I agree. The entire Internet would have you believe that OSS just didn't exist before the advent of git. I like git and prefer it, but SVN gets the job done. My only real gripe with SVN is it makes it harder for those without commit privileges to commit. Within a company setting, that point is moot. A lot of the other anti-SVN sentiment is based around old versions of SVN. It still doesn't branch as fast as git, but it does have merge tracking.
At the end of the day, use what works best for you. If you want to test the waters, use git-svn. You can then work locally and then dcommit your changes when they're ready to go upstream. It'll give you a pretty good approximation of what git can do for you workflow-wise.
I just recently switched to Git after joining a new company. The team I'm on was just in the process of switching from SVN to Git, so we were all spending a lot of time online in Pro Git as well as researching various workflows.
I think that we're still not fully taking advantage of Git because the other members of the team tend to commit and push all the time (so the code is backed up) but that makes rebasing and squashing quite difficult.

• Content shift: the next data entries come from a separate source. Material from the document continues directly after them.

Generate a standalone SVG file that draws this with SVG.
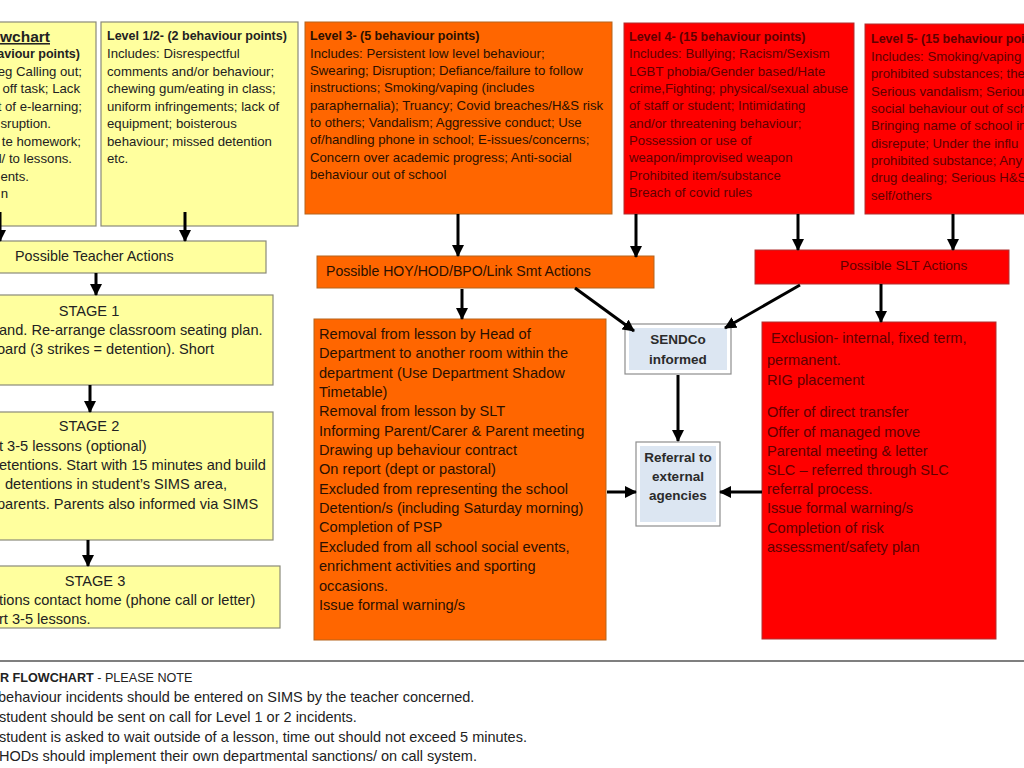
<svg xmlns="http://www.w3.org/2000/svg" width="1024" height="768" viewBox="0 0 1024 768">
<defs>
<marker id="ah" markerUnits="userSpaceOnUse" markerWidth="12" markerHeight="12" viewBox="0 0 12 12" refX="11" refY="6" orient="auto">
<path d="M0,0 L12,6 L0,12 z" fill="#000"/>
</marker>
<style>
text{font-family:"Liberation Sans",Arial,sans-serif;font-size:13.2px}
.yel{fill:#FFFF9E;stroke:#8A8A7A;stroke-width:1.2}
.org{fill:#FF6600;stroke:#B5651D;stroke-width:1}
.red{fill:#FF0000;stroke:#B03030;stroke-width:1}
.blu{fill:#FFFFFF;stroke:#8E8E8E;stroke-width:1.2}
.ty{fill:#222}
.to{fill:#2A1000}
.tr{fill:#600000}
.tb{fill:#2B2B2B;font-weight:bold;font-size:13.5px}
.b{font-weight:bold;font-size:12.5px}
.lg{font-size:14.6px}
.nt{font-size:14.5px}
.e{text-anchor:end}
.conn line{stroke:#000;stroke-width:3;marker-end:url(#ah)}
</style>
</defs>
<rect width="1024" height="768" fill="#FFFFFF"/>

<g id="level0">
<rect class="yel" x="-10" y="22" width="106" height="204"/>
<text class="ty e" x="50" y="42" style="font-weight:bold;font-size:15.5px;text-decoration:underline">wchart</text>
<text class="ty b e" x="80" y="58">aviour points)</text>
<text class="ty e" x="82" y="76">eg Calling out;</text>
<text class="ty e" x="80" y="93">off task; Lack</text>
<text class="ty e" x="82" y="111">t of e-learning;</text>
<text class="ty e" x="51" y="128">sruption.</text>
<text class="ty e" x="81" y="146">te homework;</text>
<text class="ty e" x="72" y="163">l/ to lessons.</text>
<text class="ty e" x="29" y="181">ents.</text>
<text class="ty e" x="8" y="198">n</text>
</g>

<g id="level12">
<rect class="yel" x="101" y="22" width="197" height="204"/>
<text class="ty b" x="107" y="40">Level 1/2- (2 behaviour points)</text>
<text class="ty" x="107" y="58">Includes: Disrespectful</text>
<text class="ty" x="107" y="76">comments and/or behaviour;</text>
<text class="ty" x="107" y="93">chewing gum/eating in class;</text>
<text class="ty" x="107" y="111">uniform infringements; lack of</text>
<text class="ty" x="107" y="128">equipment; boisterous</text>
<text class="ty" x="107" y="146">behaviour; missed detention</text>
<text class="ty" x="107" y="163">etc.</text>
</g>

<g id="level3">
<rect class="org" x="305" y="22" width="307" height="192"/>
<text class="to b" x="310" y="40">Level 3- (5 behaviour points)</text>
<text class="to" x="310" y="58">Includes: Persistent low level behaviour;</text>
<text class="to" x="310" y="75">Swearing; Disruption; Defiance/failure to follow</text>
<text class="to" x="310" y="92">instructions; Smoking/vaping (includes</text>
<text class="to" x="310" y="110">paraphernalia); Truancy; Covid breaches/H&amp;S risk</text>
<text class="to" x="310" y="127">to others; Vandalism; Aggressive conduct; Use</text>
<text class="to" x="310" y="144">of/handling phone in school; E-issues/concerns;</text>
<text class="to" x="310" y="162">Concern over academic progress; Anti-social</text>
<text class="to" x="310" y="179">behaviour out of school</text>
</g>

<g id="level4">
<rect class="red" x="624" y="23" width="230" height="191"/>
<text class="tr b" x="629" y="41">Level 4- (15 behaviour points)</text>
<text class="tr" x="629" y="58">Includes: Bullying; Racism/Sexism</text>
<text class="tr" x="629" y="76">LGBT phobia/Gender based/Hate</text>
<text class="tr" x="629" y="93">crime,Fighting; physical/sexual abuse</text>
<text class="tr" x="629" y="110">of staff or student; Intimidating</text>
<text class="tr" x="629" y="128">and/or threatening behaviour;</text>
<text class="tr" x="629" y="145">Possession or use of</text>
<text class="tr" x="629" y="162">weapon/improvised weapon</text>
<text class="tr" x="629" y="180">Prohibited item/substance</text>
<text class="tr" x="629" y="197">Breach of covid rules</text>
</g>

<g id="level5">
<rect class="red" x="865" y="24" width="170" height="190"/>
<text class="tr b" x="871" y="43">Level 5- (15 behaviour poi</text>
<text class="tr" x="871" y="61">Includes: Smoking/vaping</text>
<text class="tr" x="871" y="78">prohibited substances; the</text>
<text class="tr" x="871" y="96">Serious vandalism; Serious</text>
<text class="tr" x="871" y="113">social behaviour out of sch</text>
<text class="tr" x="871" y="130">Bringing name of school in</text>
<text class="tr" x="871" y="148">disrepute; Under the influ</text>
<text class="tr" x="871" y="165">prohibited substance; Any</text>
<text class="tr" x="871" y="182">drug dealing; Serious H&amp;S</text>
<text class="tr" x="871" y="200">self/others</text>
</g>

<g id="teacher">
<rect class="yel" x="-10" y="241" width="276" height="32"/>
<text class="ty" x="15" y="261" style="font-size:14.3px">Possible Teacher Actions</text>
</g>

<g id="stage1">
<rect class="yel" x="-10" y="295" width="283" height="90"/>
<text class="ty lg" x="89" y="316" text-anchor="middle">STAGE 1</text>
<text class="ty lg" x="-1" y="335">and.  Re-arrange classroom seating plan.</text>
<text class="ty lg" x="-3" y="354">oard (3 strikes = detention). Short</text>
</g>

<g id="stage2">
<rect class="yel" x="-10" y="412" width="283" height="128"/>
<text class="ty lg" x="89" y="431" text-anchor="middle">STAGE 2</text>
<text class="ty lg" x="-1" y="451">t 3-5 lessons (optional)</text>
<text class="ty lg" x="-1" y="470">etentions. Start with 15 minutes and build</text>
<text class="ty lg" x="5" y="489">detentions in student’s SIMS area,</text>
<text class="ty lg" x="-3" y="509">parents. Parents also informed via SIMS</text>
</g>

<g id="stage3">
<rect class="yel" x="-10" y="566" width="290" height="62"/>
<text class="ty lg" x="95" y="586" text-anchor="middle">STAGE 3</text>
<text class="ty lg" x="-1" y="605">tions contact home (phone call or letter)</text>
<text class="ty lg" x="-1" y="624">rt 3-5 lessons.</text>
</g>

<g id="hoy">
<rect class="org" x="317" y="256" width="337" height="32"/>
<text class="to" x="326" y="276" style="font-size:14.1px">Possible HOY/HOD/BPO/Link Smt Actions</text>
</g>

<g id="hoyactions">
<rect class="org" x="314" y="319" width="292" height="321"/>
<text class="to lg" x="319" y="339">Removal from lesson by Head of</text>
<text class="to lg" x="319" y="358">Department to another room within the</text>
<text class="to lg" x="319" y="378">department (Use Department Shadow</text>
<text class="to lg" x="319" y="397">Timetable)</text>
<text class="to lg" x="319" y="416">Removal from lesson by SLT</text>
<text class="to lg" x="319" y="436">Informing Parent/Carer &amp; Parent meeting</text>
<text class="to lg" x="319" y="455">Drawing up behaviour contract</text>
<text class="to lg" x="319" y="474">On report (dept or pastoral)</text>
<text class="to lg" x="319" y="494">Excluded from representing the school</text>
<text class="to lg" x="319" y="513">Detention/s (including Saturday morning)</text>
<text class="to lg" x="319" y="532">Completion of PSP</text>
<text class="to lg" x="319" y="552">Excluded from all school social events,</text>
<text class="to lg" x="319" y="571">enrichment activities and sporting</text>
<text class="to lg" x="319" y="591">occasions.</text>
<text class="to lg" x="319" y="610">Issue formal warning/s</text>
</g>

<g id="slt">
<rect class="red" x="755" y="250" width="254" height="34"/>
<text class="tr" x="840" y="270" style="font-size:13.7px">Possible SLT Actions</text>
</g>

<g id="sltactions">
<rect class="red" x="762" y="322" width="234" height="317"/>
<text class="tr lg" x="771" y="343">Exclusion- internal, fixed term,</text>
<text class="tr lg" x="767" y="365">permanent.</text>
<text class="tr lg" x="767" y="385">RIG placement</text>
<text class="tr lg" x="767" y="417">Offer of direct transfer</text>
<text class="tr lg" x="767" y="437">Offer of managed move</text>
<text class="tr lg" x="767" y="456">Parental meeting &amp; letter</text>
<text class="tr lg" x="767" y="475">SLC – referred through SLC</text>
<text class="tr lg" x="767" y="494">referral process.</text>
<text class="tr lg" x="767" y="513">Issue formal warning/s</text>
<text class="tr lg" x="767" y="533">Completion of risk</text>
<text class="tr lg" x="767" y="552">assessment/safety plan</text>
</g>

<g id="sendco">
<rect class="blu" x="625" y="324" width="106" height="50"/>
<rect x="629" y="328" width="98" height="42" fill="#DCE6F2"/>
<text class="tb" x="678" y="344" text-anchor="middle">SENDCo</text>
<text class="tb" x="678" y="364" text-anchor="middle">informed</text>
</g>

<g id="referral">
<rect class="blu" x="636" y="442" width="84" height="84"/>
<rect x="640" y="446" width="76" height="76" fill="#DCE6F2"/>
<text class="tb" x="678" y="462" text-anchor="middle">Referral to</text>
<text class="tb" x="678" y="481" text-anchor="middle">external</text>
<text class="tb" x="678" y="500" text-anchor="middle">agencies</text>
</g>

<g class="conn" id="connectors">
<line x1="0" y1="212" x2="0" y2="241"/>
<line x1="185" y1="212" x2="185" y2="241"/>
<line x1="96" y1="273" x2="96" y2="295"/>
<line x1="90" y1="385" x2="90" y2="412"/>
<line x1="88" y1="540" x2="88" y2="566"/>
<line x1="458" y1="214" x2="458" y2="256"/>
<line x1="462" y1="289" x2="462" y2="319"/>
<line x1="636" y1="214" x2="636" y2="257"/>
<line x1="798" y1="214" x2="798" y2="250"/>
<line x1="953" y1="214" x2="953" y2="250"/>
<line x1="881" y1="284" x2="881" y2="322"/>
<line x1="575" y1="288" x2="634" y2="331"/>
<line x1="800" y1="285" x2="725" y2="328"/>
<line x1="678" y1="375" x2="678" y2="441"/>
<line x1="607" y1="492" x2="636" y2="492"/>
<line x1="762" y1="492" x2="720" y2="492"/>
</g>

<g id="notes">
<line x1="0" y1="661" x2="1024" y2="661" stroke="#555" stroke-width="1.5"/>
<text class="ty" x="0" y="682" style="font-size:12.6px"><tspan font-weight="bold">R FLOWCHART</tspan> - PLEASE NOTE</text>
<text class="ty nt" x="-2" y="702">behaviour incidents should be entered on SIMS by the teacher concerned.</text>
<text class="ty nt" x="-1" y="722">student should be sent on call for Level 1 or 2 incidents.</text>
<text class="ty nt" x="-1" y="742">student is asked to wait outside of a lesson, time out should not exceed 5 minutes.</text>
<text class="ty nt" x="-1" y="761">HODs should implement their own departmental sanctions/ on call system.</text>
</g>
</svg>
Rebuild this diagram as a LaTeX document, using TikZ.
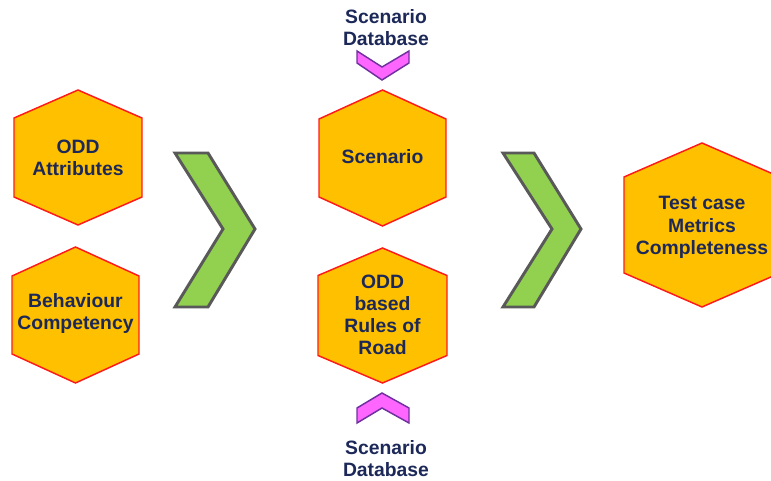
\documentclass[tikz,border=0pt]{standalone}
\usepackage{fontspec}
\setmainfont{Liberation Sans}
\definecolor{hexfill}{HTML}{FFC000}
\definecolor{hexline}{HTML}{FF1A1A}
\definecolor{navy}{RGB}{28,40,88}
\definecolor{chevgreen}{HTML}{92D050}
\definecolor{chevline}{HTML}{595959}
\definecolor{pinkfill}{HTML}{FF66FF}
\definecolor{pinkline}{HTML}{7030A0}
\tikzset{
  hexshape/.style={fill=hexfill,draw=hexline,line width=1.1pt,line join=miter},
  bigchev/.style={fill=chevgreen,draw=chevline,line width=2.2pt,line join=miter},
  smallchev/.style={fill=pinkfill,draw=pinkline,line width=1.1pt,line join=miter},
  label/.style={text=navy,font=\bfseries\fontsize{14.5pt}{16.5pt}\selectfont,align=center,inner sep=0pt}
}
\newcommand\myhex[5]{%
  \path[hexshape] (#1,{#2-#4}) -- ({#1+#3},{#2-#5}) -- ({#1+#3},{#2+#5}) -- (#1,{#2+#4})
    -- ({#1-#3},{#2+#5}) -- ({#1-#3},{#2-#5}) -- cycle;}
\begin{document}
\begin{tikzpicture}[x=0.75pt,y=-0.75pt]
\useasboundingbox (0,0) rectangle (771,481);
\clip (0,0) rectangle (771,481);
% hexagons
\myhex{78}{157.5}{64}{67.5}{39.5}
\myhex{75.5}{315}{63.5}{68}{39}
\myhex{382.5}{158}{63.5}{68}{39}
\myhex{382.5}{315.5}{64.5}{67.5}{40}
\myhex{702}{225}{78}{82}{48}
% green chevrons
\path[bigchev] (175,153) -- (208,153) -- (255,229) -- (208,307) -- (175,307) -- (223,229) -- cycle;
\path[bigchev] (503,153) -- (534,153) -- (581,229) -- (534,307) -- (503,307) -- (552,229) -- cycle;
% pink chevrons
\path[smallchev] (357,51) -- (357,63) -- (382,80) -- (409,63) -- (409,51) -- (382,67) -- cycle;
\path[smallchev] (357,423) -- (357,408) -- (382,393) -- (409,408) -- (409,423) -- (382,408) -- cycle;
% labels
\node[label] (odd) at (78,158) {ODD\\Attributes};
\node[label] (beh) at (75.5,314) {Behaviour\\Competency};
\node[label] (scen) at (382.5,157) {Scenario};
\node[label] (rules) at (382.5,315) {ODD\\based\\Rules of\\Road};
\node[label,font=\bfseries\fontsize{14.5pt}{17pt}\selectfont] (test) at (702,227.5) {Test case\\Metrics\\Completeness};
\node[label] (dbtop) at (386,28) {Scenario\\Database};
\node[label] (dbbot) at (386,459) {Scenario\\Database};
\end{tikzpicture}
\end{document}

Git has also allowed us to work better with maintaining feature branches and bug fix branches which helps us to give individual branches to QA for test and only release those features/fixes that have been QA approved. If a feature isn't ready on time for deployment, it just doesn't get added to the integration branch and it'll go out the next release. That's pretty cool.
Personally, I've settled on using SourceTree as a GUI with a fallback to the command-line for certain operations.
Do you have an anecdote about why having more commits have made rebasing / squashing difficult? Is it just that team members are pushing their numerous changes to the central repo? I'm wondering if I'm missing something because I never squash commits...
Chances are they're pushing to the same branch or to the same small number of branches instead of to private-ish branches. This is an easy trap to fall into: lots of people have a hard time getting used to using branches for everything.
As for squashing or not, I rarely do, and in general only squash commits that are simple typo fixes. This makes bisecting much easier.
Also, and this may or may not be relevant, maybe some people are reluctant to spam the central repository with their own temporary branches. To avoid this, I have everyone in my team set up a personal, backed up repository. Anyone can pull from these personal repos, but only their owners can push to them. When the temporary branches are done, they can be merged.
It can make reverting a feature easier if the branch being merged had intermingled with master several times. You could avoid that by rebasing your topic branch before merging, but that's lying too. I personally never rebase unless I need to fix a commit message and I only squash merge if I had a series of ping-pong commits while trying to fix something.
We think that a repository with too much noise isn't so useful. When you squash you should use common sense and aggregate the commit comments as you see fit.
Really? How? I've always found Subversion branching to be painless, reliable, fast enough, and merges often go flawlessly, and it's really not been that hard to resolve merge conflicts.